Terry Orr has taken on his share of baffling cases—but he’s never worked for a dead man. When his friend Leo Mallard passes away, his last request is for Terry to track down his duplicitous ex-wife who stole the profits from the restaurant they owned together. But as much as Terry wants to honor his friend’s request, all his concerns are about to be overshadowed by a shocking discovery.
Terry has just found Raymond Montgomery Weisz—the man who killed his wife and son. Finally, he will have his vengeance. But what he learns about that fatal day is far from what he ever expected—and Terry must decide if the truth he’s been searching for is worth destroying the life he’s spent so long rebuilding . . .
Written with “poetic intensity,” this is a hard-hitting, heartbreaking story of obsession, redemption, and revenge that will keep murder mystery fans riveted (Kirkus Reviews).

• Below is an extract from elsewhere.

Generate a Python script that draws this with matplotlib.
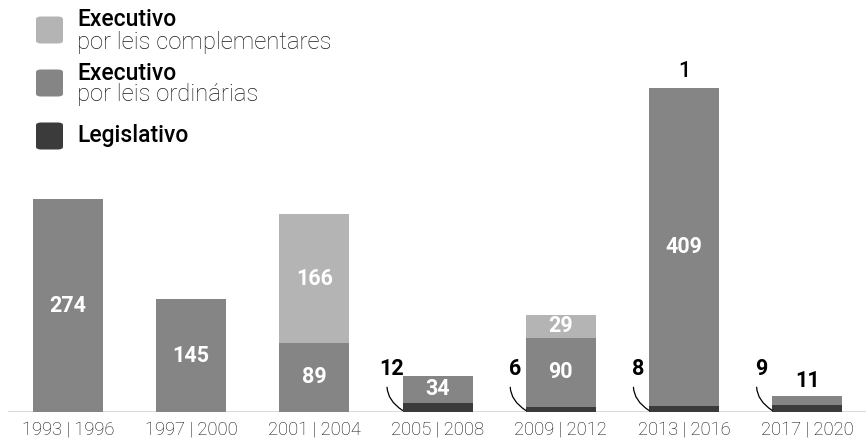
import matplotlib
matplotlib.use("Agg")
import matplotlib.pyplot as plt
from matplotlib.patches import FancyBboxPatch
import numpy as np

plt.rcParams['font.family'] = ['Roboto', 'DejaVu Sans']

periods = ["1993 | 1996", "1997 | 2000", "2001 | 2004", "2005 | 2008",
           "2009 | 2012", "2013 | 2016", "2017 | 2020"]
legislativo = [0, 0, 0, 12, 6, 8, 9]
exec_ordinarias = [274, 145, 89, 34, 90, 409, 11]
exec_complementares = [0, 0, 166, 0, 29, 1, 0]

c_light = "#b4b4b4"
c_mid = "#858585"
c_dark = "#3b3b3b"

W, H = 866, 442
fig = plt.figure(figsize=(W / 100, H / 100), dpi=100)

ax_left, ax_right = 8, 866
ax = fig.add_axes([ax_left / W, 30 / H, (ax_right - ax_left) / W, 412 / H])
spacing = 123.2
x0 = 68
ax.set_xlim(-(x0 - ax_left) / spacing, (ax_right - x0) / spacing)
ax.set_ylim(0, 412 / 0.776)

x = np.arange(len(periods))
leg = np.array(legislativo)
ordi = np.array(exec_ordinarias)
comp = np.array(exec_complementares)
bw = 70 / spacing

ax.bar(x, leg, width=bw, color=c_dark, linewidth=0)
ax.bar(x, ordi, width=bw, bottom=leg, color=c_mid, linewidth=0)
ax.bar(x, comp, width=bw, bottom=leg + ordi, color=c_light, linewidth=0)

for s in ax.spines.values():
    s.set_visible(False)
ax.axhline(0, color="#d6d6d6", linewidth=2, zorder=0)
ax.set_yticks([])
ax.set_xticks(x)
ax.set_xticklabels(periods, fontsize=13.2, fontweight='light', color="#111111")
ax.tick_params(axis='x', length=0, pad=6)

val_fs = 15.5
for i in range(len(x)):
    if ordi[i] > 20:
        ax.text(x[i], leg[i] + ordi[i] / 2, str(ordi[i]), ha='center', va='center',
                color='white', fontsize=val_fs, fontweight='bold')
    elif ordi[i] > 0:
        ax.annotate(str(ordi[i]), (x[i], leg[i] + ordi[i] + comp[i]),
                    xytext=(0, 3), textcoords='offset points', ha='center', va='bottom',
                    color='black', fontsize=val_fs, fontweight='bold')
    if comp[i] > 20:
        ax.text(x[i], leg[i] + ordi[i] + comp[i] / 2, str(comp[i]), ha='center',
                va='center', color='white', fontsize=val_fs, fontweight='bold')
    elif comp[i] > 0:
        ax.annotate(str(comp[i]), (x[i], leg[i] + ordi[i] + comp[i]),
                    xytext=(0, 4), textcoords='offset points', ha='center', va='bottom',
                    color='black', fontsize=val_fs, fontweight='medium')
    if leg[i] > 0:
        ax.annotate(str(leg[i]), xy=(x[i] - bw / 2, 2),
                    xytext=(x[i] - 46 / spacing, 55), textcoords='data',
                    ha='center', va='center', color='black', fontsize=val_fs,
                    fontweight='bold',
                    arrowprops=dict(arrowstyle='-', color='black', lw=0.9,
                                    connectionstyle='arc3,rad=0.45',
                                    shrinkA=3, shrinkB=0))

def fx(px):
    return px / W

def fy(py):
    return 1 - py / H

items = [
    (c_light, 30, "Executivo", "por leis complementares"),
    (c_mid, 83, "Executivo", "por leis ordinárias"),
    (c_dark, 136, "Legislativo", None),
]
for col, cy, t1, t2 in items:
    sq = FancyBboxPatch((fx(36), fy(cy + 13.5)), fx(27), 27 / H,
                        boxstyle="round,pad=0,rounding_size=0.006",
                        transform=fig.transFigure, facecolor=col, edgecolor='none')
    fig.patches.append(sq)
    if t2 is None:
        fig.text(fx(77), fy(cy + 6), t1, fontsize=16.5, fontweight='medium',
                 color='black', va='baseline', ha='left')
    else:
        fig.text(fx(77), fy(cy - 3.5), t1, fontsize=16.5, fontweight='medium',
                 color='black', va='baseline', ha='left')
        fig.text(fx(77), fy(cy + 18.5), t2, fontsize=17.2, fontweight='light',
                 color='#1a1a1a', va='baseline', ha='left')

fig.savefig("out.png", dpi=100)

Tribeca Blues is the 3rd book in the Terry Orr Mysteries, but you may enjoy reading the series in any order.
PUBLISHERS WEEKLY
Still plagued by the tragic loss of his wife and son five years earlier, sometime PI Terry Orr finally gets a chance to find the man he thinks killed them in Fusilli's third installment of his Tribeca series (Closing Time; A Well-Known Secret). Distanced from his surviving daughter (the intellectually precocious teenaged Bella, who's just completed her first book), Terry has been seeing a shrink to little effect, although his blossoming relationship with prosecutor Julie Giada seems to be helping a bit. Two incidents kick the plot into gear: first, the death of Leo Mallard, Terry's longtime friend and owner of a struggling TriBeCa watering hole called the Tilt, and second, Terry's discovery of a fresh clue in his search for the Madman, Raymond Weisz, the lunatic genius Terry blames for taking his wife and son. But as Terry probes the darkness, searching for Weisz by interviewing eyewitnesses to the tragedy (and while he tries to execute Leo's will, against a rising tide of resentment from Leo's widow and sister), he learns some harsh truths about the circumstances of his wife's fate and the Madman's role in it. Right about the time Leo's drunken widow decides to claim her inheritance at point-blank range, Terry threatens to unravel. Terry is an appealing character, a single parent still suffering from incalculable loss, trying to raise his daughter in a neighborhood also struggling to pull itself together. Putnam is obviously grooming Fusilli to take his place in its stable of mystery bestsellers, and the follow-up to this sometimes rough but necessary narrative link in the series may well do it.